╭─ Data excerpts

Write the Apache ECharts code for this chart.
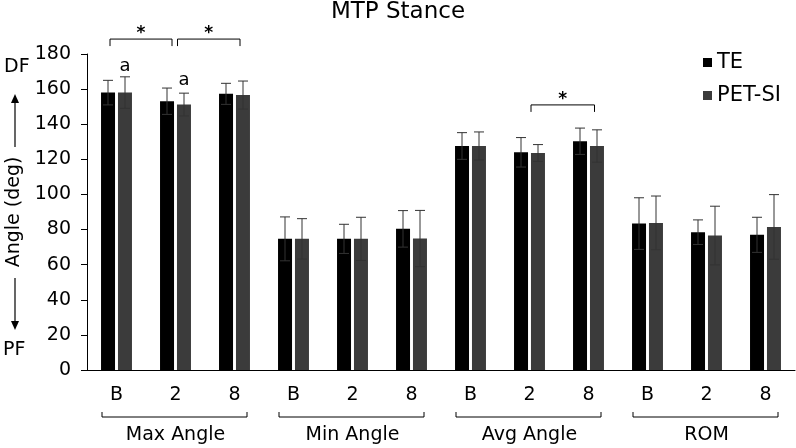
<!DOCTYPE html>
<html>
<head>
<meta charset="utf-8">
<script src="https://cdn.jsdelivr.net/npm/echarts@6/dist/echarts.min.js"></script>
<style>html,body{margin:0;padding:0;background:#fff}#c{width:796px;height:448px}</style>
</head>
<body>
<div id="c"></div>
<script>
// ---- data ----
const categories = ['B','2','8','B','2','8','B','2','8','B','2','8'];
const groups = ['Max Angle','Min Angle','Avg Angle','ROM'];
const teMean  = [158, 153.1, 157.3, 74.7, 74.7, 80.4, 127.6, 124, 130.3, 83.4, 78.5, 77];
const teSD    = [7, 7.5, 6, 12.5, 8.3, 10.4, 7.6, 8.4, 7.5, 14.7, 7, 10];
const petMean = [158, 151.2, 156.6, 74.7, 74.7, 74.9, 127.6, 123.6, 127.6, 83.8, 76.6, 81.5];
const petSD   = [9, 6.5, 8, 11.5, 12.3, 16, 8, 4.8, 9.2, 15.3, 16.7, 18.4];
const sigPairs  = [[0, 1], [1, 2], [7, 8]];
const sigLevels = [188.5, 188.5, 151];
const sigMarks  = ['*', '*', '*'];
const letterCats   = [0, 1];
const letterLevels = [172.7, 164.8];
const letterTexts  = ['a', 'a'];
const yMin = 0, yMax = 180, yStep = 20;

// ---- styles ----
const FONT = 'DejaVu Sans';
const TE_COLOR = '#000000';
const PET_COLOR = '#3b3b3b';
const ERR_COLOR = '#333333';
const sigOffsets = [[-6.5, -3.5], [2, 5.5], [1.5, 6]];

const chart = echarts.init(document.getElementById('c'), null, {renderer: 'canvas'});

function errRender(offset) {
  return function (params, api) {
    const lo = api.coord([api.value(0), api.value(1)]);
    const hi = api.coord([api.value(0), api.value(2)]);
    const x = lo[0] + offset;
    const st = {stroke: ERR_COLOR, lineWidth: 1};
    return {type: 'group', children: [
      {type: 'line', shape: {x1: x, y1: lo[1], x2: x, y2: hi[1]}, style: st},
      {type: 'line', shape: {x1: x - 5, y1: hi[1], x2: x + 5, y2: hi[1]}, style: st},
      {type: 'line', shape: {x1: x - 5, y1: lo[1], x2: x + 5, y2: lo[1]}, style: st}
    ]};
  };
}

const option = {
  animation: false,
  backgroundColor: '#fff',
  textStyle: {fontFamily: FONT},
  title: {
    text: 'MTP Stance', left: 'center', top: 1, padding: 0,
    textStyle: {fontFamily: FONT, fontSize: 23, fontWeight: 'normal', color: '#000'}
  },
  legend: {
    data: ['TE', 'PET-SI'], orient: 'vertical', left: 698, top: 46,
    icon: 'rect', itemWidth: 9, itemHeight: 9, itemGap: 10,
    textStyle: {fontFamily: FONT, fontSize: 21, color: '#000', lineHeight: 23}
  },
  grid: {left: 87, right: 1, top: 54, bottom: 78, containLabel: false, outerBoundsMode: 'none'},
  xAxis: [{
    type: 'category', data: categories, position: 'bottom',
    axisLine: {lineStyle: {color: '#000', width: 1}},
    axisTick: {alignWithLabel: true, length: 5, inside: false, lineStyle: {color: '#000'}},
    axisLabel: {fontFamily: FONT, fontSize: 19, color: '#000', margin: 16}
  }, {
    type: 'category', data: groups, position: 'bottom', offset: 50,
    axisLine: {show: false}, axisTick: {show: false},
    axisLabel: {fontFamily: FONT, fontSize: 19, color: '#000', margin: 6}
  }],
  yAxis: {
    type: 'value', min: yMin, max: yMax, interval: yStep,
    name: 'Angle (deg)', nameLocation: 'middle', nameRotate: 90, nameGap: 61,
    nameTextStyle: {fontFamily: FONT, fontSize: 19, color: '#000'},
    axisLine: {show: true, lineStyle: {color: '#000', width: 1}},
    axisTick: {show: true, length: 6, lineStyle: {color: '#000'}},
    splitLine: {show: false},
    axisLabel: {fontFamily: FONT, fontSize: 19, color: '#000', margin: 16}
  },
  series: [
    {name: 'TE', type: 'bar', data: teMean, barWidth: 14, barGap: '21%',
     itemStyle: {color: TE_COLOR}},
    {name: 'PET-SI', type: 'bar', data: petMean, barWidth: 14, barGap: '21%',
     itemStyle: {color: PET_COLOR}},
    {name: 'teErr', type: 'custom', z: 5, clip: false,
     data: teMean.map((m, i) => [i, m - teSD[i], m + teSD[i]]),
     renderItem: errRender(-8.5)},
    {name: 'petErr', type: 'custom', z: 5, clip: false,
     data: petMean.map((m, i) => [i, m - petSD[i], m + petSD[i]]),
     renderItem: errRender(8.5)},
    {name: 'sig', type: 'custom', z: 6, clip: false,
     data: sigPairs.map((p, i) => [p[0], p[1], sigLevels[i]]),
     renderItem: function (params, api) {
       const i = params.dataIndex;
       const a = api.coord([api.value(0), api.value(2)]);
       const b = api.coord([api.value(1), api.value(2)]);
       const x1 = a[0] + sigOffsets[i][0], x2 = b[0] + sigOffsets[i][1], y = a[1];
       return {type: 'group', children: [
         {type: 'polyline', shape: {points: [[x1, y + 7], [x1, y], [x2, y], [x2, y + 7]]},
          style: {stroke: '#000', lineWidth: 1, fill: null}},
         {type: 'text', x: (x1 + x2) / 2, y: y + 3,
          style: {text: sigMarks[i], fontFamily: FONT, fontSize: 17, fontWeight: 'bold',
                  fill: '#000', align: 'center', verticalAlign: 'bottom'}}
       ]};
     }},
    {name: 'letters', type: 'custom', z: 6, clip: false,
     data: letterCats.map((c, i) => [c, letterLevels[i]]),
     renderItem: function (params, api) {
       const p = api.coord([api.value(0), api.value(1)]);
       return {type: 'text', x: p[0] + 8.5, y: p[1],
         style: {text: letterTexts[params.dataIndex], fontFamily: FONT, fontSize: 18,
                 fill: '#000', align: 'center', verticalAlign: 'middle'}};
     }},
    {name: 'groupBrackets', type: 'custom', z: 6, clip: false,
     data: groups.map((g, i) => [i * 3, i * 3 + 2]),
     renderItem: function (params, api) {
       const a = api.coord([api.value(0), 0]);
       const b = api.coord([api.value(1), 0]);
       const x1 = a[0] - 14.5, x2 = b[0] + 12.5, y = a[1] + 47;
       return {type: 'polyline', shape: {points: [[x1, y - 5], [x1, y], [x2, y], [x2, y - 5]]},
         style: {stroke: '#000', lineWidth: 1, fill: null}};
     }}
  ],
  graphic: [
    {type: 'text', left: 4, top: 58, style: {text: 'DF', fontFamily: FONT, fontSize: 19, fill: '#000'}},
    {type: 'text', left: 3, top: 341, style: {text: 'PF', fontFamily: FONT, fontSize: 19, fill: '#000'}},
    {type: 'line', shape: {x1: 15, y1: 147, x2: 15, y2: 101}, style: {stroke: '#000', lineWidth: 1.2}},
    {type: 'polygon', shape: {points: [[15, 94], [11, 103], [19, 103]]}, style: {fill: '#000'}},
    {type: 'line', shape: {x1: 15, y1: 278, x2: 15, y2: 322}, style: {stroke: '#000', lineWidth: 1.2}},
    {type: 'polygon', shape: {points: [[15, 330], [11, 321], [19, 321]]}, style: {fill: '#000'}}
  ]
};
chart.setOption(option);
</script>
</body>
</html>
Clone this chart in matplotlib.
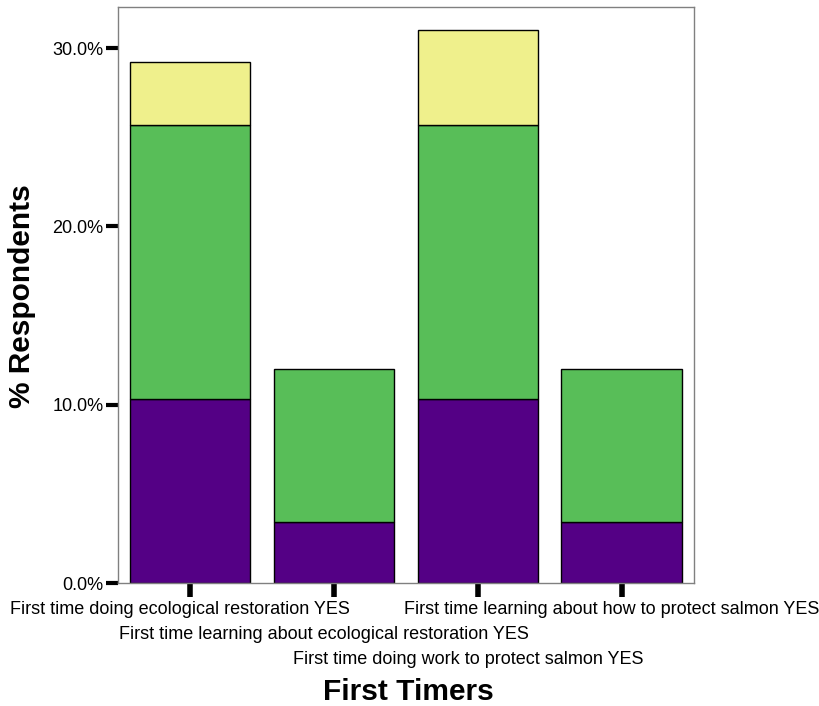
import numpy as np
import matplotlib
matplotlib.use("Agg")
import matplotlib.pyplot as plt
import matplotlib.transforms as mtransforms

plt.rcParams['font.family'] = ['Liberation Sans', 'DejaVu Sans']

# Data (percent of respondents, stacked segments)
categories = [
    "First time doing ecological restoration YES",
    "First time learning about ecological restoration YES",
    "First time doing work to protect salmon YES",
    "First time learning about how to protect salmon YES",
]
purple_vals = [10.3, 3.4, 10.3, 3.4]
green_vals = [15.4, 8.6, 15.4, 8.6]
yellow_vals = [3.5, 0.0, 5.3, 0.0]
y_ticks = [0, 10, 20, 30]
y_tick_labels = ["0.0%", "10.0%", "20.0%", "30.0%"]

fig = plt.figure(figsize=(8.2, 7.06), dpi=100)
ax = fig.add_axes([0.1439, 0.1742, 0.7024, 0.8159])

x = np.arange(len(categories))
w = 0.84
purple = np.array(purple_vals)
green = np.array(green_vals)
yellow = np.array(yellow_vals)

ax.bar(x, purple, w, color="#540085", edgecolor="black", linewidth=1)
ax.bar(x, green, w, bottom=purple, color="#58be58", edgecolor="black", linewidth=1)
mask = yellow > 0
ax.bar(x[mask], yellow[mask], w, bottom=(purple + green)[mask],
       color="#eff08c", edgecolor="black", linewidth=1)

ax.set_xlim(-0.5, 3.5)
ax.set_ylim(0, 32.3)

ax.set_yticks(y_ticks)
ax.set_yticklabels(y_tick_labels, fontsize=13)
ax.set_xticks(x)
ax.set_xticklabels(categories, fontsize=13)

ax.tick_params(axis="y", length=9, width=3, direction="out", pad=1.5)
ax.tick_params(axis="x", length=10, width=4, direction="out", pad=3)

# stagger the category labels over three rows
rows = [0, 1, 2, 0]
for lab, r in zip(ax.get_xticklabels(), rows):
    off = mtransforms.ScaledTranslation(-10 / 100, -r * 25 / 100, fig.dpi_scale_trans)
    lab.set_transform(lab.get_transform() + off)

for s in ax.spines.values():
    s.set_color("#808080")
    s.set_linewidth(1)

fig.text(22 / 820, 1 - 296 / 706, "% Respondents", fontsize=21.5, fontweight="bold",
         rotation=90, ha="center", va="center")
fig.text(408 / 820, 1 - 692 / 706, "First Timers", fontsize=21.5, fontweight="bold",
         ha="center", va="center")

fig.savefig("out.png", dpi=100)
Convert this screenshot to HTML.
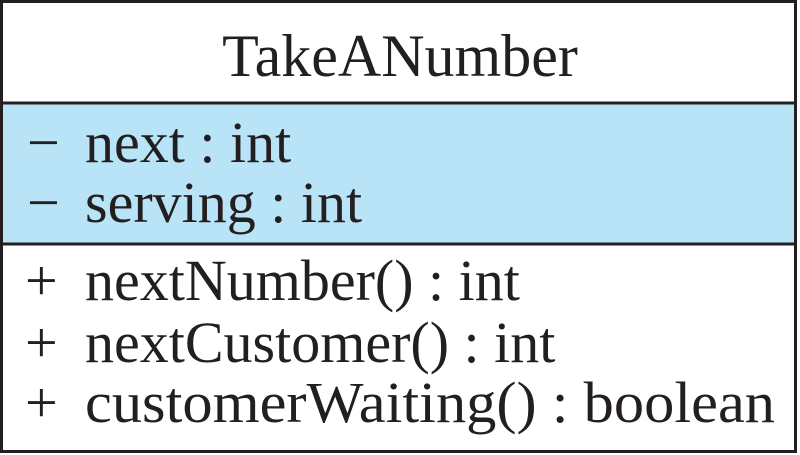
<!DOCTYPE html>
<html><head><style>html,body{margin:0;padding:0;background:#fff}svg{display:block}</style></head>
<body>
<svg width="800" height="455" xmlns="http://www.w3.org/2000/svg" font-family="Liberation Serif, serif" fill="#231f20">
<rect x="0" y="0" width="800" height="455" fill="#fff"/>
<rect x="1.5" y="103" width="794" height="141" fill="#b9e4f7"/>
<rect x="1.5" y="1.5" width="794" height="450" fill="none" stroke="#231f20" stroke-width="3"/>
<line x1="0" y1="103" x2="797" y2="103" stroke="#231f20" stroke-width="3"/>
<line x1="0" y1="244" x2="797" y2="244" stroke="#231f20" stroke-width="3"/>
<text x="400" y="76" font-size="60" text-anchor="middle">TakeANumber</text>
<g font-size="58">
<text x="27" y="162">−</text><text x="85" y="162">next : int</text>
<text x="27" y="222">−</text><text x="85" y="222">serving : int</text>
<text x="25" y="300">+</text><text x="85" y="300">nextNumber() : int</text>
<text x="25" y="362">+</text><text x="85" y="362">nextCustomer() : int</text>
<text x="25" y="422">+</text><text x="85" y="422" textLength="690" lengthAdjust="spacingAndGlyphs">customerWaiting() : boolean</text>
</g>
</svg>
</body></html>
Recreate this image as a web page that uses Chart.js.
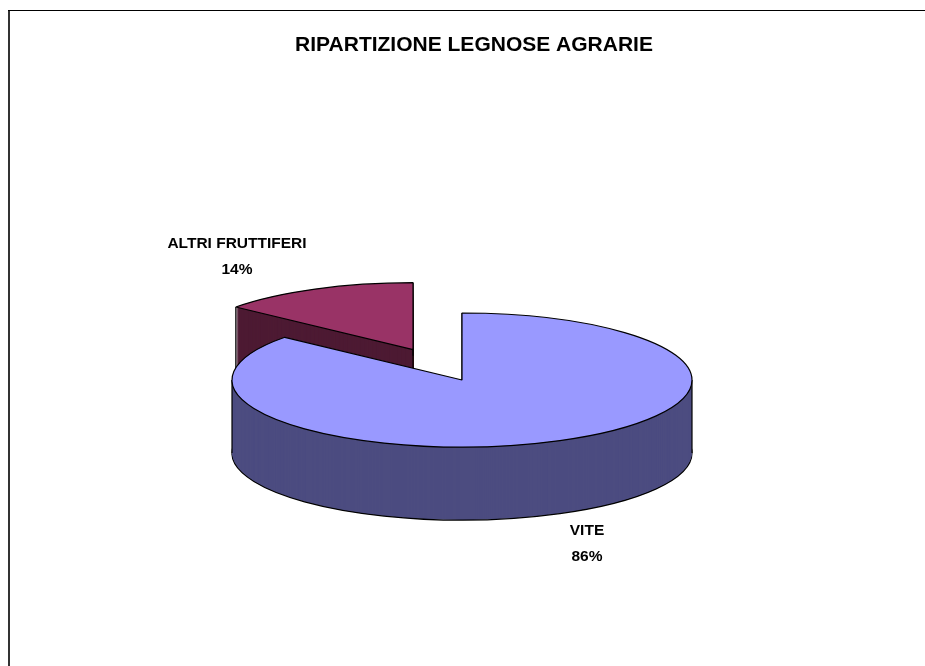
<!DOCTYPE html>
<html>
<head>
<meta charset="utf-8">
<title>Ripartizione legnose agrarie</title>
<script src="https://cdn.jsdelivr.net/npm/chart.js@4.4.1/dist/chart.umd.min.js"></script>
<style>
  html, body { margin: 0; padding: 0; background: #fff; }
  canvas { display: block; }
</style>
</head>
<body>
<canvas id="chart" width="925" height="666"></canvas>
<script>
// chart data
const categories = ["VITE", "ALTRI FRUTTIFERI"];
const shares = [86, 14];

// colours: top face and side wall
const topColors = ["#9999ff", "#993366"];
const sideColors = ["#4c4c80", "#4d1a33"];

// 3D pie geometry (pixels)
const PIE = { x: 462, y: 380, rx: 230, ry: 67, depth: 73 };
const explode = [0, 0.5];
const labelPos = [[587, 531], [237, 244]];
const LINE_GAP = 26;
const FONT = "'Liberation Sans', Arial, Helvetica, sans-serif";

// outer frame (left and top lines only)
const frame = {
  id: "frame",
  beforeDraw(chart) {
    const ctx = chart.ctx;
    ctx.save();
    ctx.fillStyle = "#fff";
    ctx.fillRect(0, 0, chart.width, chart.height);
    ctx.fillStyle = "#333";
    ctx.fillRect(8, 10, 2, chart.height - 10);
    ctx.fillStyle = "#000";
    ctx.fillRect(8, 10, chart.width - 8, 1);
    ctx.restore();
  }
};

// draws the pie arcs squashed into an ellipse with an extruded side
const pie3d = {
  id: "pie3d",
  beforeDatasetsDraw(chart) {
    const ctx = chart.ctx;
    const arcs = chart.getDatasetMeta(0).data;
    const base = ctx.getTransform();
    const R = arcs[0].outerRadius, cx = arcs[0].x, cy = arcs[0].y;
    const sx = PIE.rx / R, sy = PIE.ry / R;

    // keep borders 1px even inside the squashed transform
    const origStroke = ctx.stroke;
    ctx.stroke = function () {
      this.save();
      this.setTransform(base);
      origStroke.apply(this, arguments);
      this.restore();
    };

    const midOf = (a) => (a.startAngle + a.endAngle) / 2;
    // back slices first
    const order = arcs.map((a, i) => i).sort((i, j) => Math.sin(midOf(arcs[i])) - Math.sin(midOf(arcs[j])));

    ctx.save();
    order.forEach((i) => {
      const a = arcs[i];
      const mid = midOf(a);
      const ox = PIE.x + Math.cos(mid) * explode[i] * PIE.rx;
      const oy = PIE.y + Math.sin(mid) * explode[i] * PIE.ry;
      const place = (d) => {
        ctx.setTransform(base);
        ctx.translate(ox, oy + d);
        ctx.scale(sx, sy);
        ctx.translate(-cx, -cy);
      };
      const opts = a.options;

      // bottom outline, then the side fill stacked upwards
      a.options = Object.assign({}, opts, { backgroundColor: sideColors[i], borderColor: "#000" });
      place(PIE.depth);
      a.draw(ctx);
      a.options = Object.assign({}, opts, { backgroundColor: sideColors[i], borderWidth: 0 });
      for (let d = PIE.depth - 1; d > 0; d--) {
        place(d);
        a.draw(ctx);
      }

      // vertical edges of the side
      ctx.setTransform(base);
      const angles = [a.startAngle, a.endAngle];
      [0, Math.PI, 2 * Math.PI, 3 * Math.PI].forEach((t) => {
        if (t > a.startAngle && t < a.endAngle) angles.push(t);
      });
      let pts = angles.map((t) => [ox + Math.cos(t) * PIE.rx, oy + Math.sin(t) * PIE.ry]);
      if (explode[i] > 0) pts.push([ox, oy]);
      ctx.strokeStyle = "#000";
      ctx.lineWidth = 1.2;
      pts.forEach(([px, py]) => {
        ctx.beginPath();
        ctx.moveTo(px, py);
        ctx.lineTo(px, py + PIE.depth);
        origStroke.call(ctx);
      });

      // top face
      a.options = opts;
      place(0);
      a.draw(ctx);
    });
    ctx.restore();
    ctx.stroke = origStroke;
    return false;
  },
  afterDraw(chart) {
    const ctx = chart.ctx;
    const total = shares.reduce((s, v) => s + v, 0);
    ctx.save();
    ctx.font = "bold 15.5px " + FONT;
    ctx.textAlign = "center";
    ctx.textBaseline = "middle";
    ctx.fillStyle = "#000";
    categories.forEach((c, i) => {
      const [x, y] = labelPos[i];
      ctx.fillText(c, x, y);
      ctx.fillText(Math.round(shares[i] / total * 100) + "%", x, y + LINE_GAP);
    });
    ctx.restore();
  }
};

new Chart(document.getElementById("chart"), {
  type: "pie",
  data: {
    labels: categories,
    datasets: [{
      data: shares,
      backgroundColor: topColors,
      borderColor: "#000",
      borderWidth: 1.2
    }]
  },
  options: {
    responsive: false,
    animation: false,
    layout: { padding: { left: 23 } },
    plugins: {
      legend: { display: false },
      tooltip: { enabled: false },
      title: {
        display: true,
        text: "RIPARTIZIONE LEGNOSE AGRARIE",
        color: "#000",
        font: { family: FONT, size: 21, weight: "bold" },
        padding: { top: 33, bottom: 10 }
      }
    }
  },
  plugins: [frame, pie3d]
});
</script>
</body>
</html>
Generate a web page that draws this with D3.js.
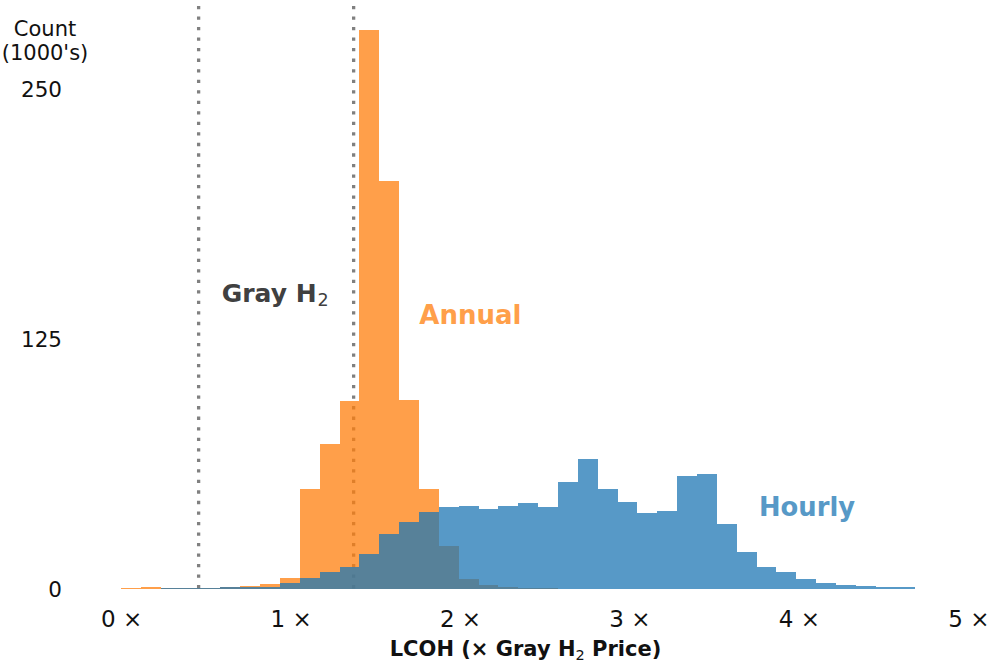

╰─

■ Brief
Select all lines with the word "this" from the entries above.

■ Answer for the task
Write the Apache ECharts code for this chart.
Clone this chart in matplotlib.
Convert this screenshot to HTML.
Recreate this image as a web page that uses Chart.js.
      this.save();
      this.setTransform(base);
      origStroke.apply(this, arguments);
      this.restore();
Generate a web page that draws this with D3.js.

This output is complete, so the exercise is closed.